Monday, May 27, 2019

Readying the DSKY substitute and preparing to interface to the Apollo Guidance Computer

PLANNING FOR AGC MAIN CONNECTOR AND SIGNAL INTERFACING

Reviewing and documenting signals

I spent about a dozen hours poring over different documents and schematics to be sure that I had a complete map of the interfaces between the Apollo Guidance Computer and the rest of the spacecraft. There are 360 pins on connector A51 that provide these connections between the interface modules A25, A26, A27, A28 and A29 inside the computer and the external systems.

Some of the pins are used for power connections, some are spare but the majority are important input and output signals that we may need to connect with in order to create a realistic reenactment of some portion of the Apollo 11 mission. In addition to the signals that operate the DSKY, there are 264 pins that implement 176 input/output signals.

One document I built lists all the pins, which interface module and circuit it connects, and the external system purpose of that signal. Another document lists each interface circuit in the five modules and cross references it to the A51 pin and purpose.

I used those to look for holes in the lists - interface circuits that aren't listed in some document or pins that aren't understood. I am down to two pins on the A51 connector, one of which I know has a thermistor wired to it for analog temperature sensing; likely the other has a similar analog monitoring role.

From these documents I moved on to look for discrepancies. As an example, the schematic for module A26 has different interface circuits hooked to the wires in the spacecraft used to turn the LM Ascent or Descent engines on and off, compared to the other documents I have been using.

Fortunately, the interface circuits are associated with known software locations thus I can look to the Luminary code to determine which set of interface circuits is correct. The engine is either controlled by channel 12, bit 7 or the on and off lines are controlled separately by bits 13 and 14 of channel 11. In fact, this was a late change and the proper signals are controlled by bits 13 and 14 of channel 11.

The control signals for the landing and rendezvous radars were misdocumented in some places but the schematics and LM wiring showed the correct assignments, which I rolled into my master spreadsheets.

Listing needed interface circuits for AGC signals

I also built a spreadsheet listing the AGC pins that get routed over my cable through the 85 pin connector to make use of the DSKY substitute when running the real AGC.

CONSTRUCTING BASE OF DSKY SUBSTITUTE AND WIRING CONNECTORS


I installed the connectors for the AGC and modern power cables into the acrylic panels and glued together the base upon which the aluminum enclosure will sit. This gives me plenty of room inside for the Electroluminescent wire boost converter and driver circuits, plus room for the cabling between the PCB up inside the aluminum enclosure and the external connectors down in the acrylic section.

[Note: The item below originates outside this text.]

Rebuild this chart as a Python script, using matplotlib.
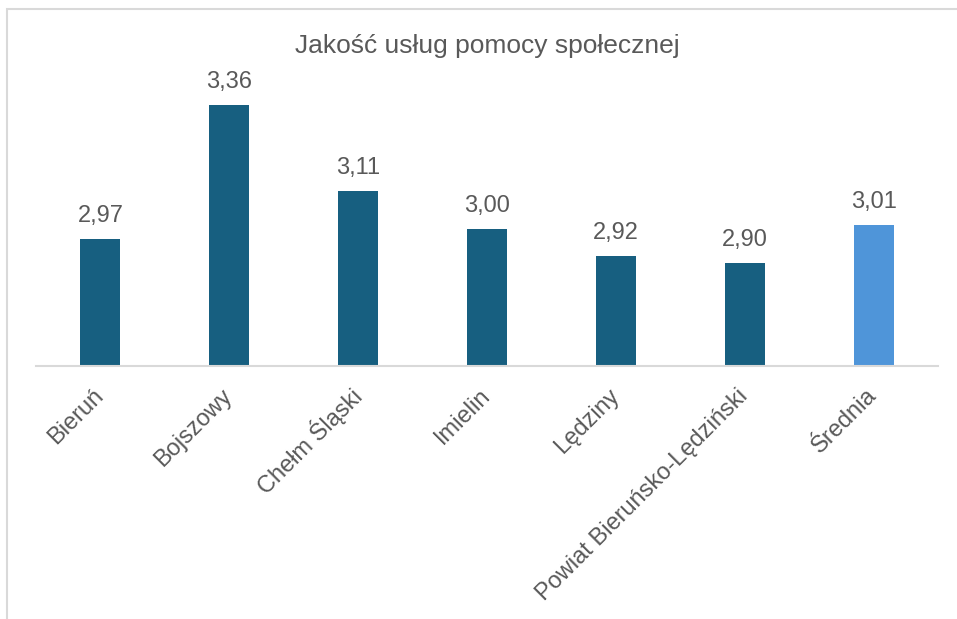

New acrylic base and external connectors
I installed wiring for the signals between the AGC and the DSKY that are relevent to me. Some provide 115V 400Hz and other power feeds which aren't necessary with my replica. Others activate relays fit inside the DSKY whose contacts are routed back out to external spacecraft circuits but never affect the DSKY operation. These I didn't implement; if necessary we can wire them externally to the AGC and house the relays elsewhere.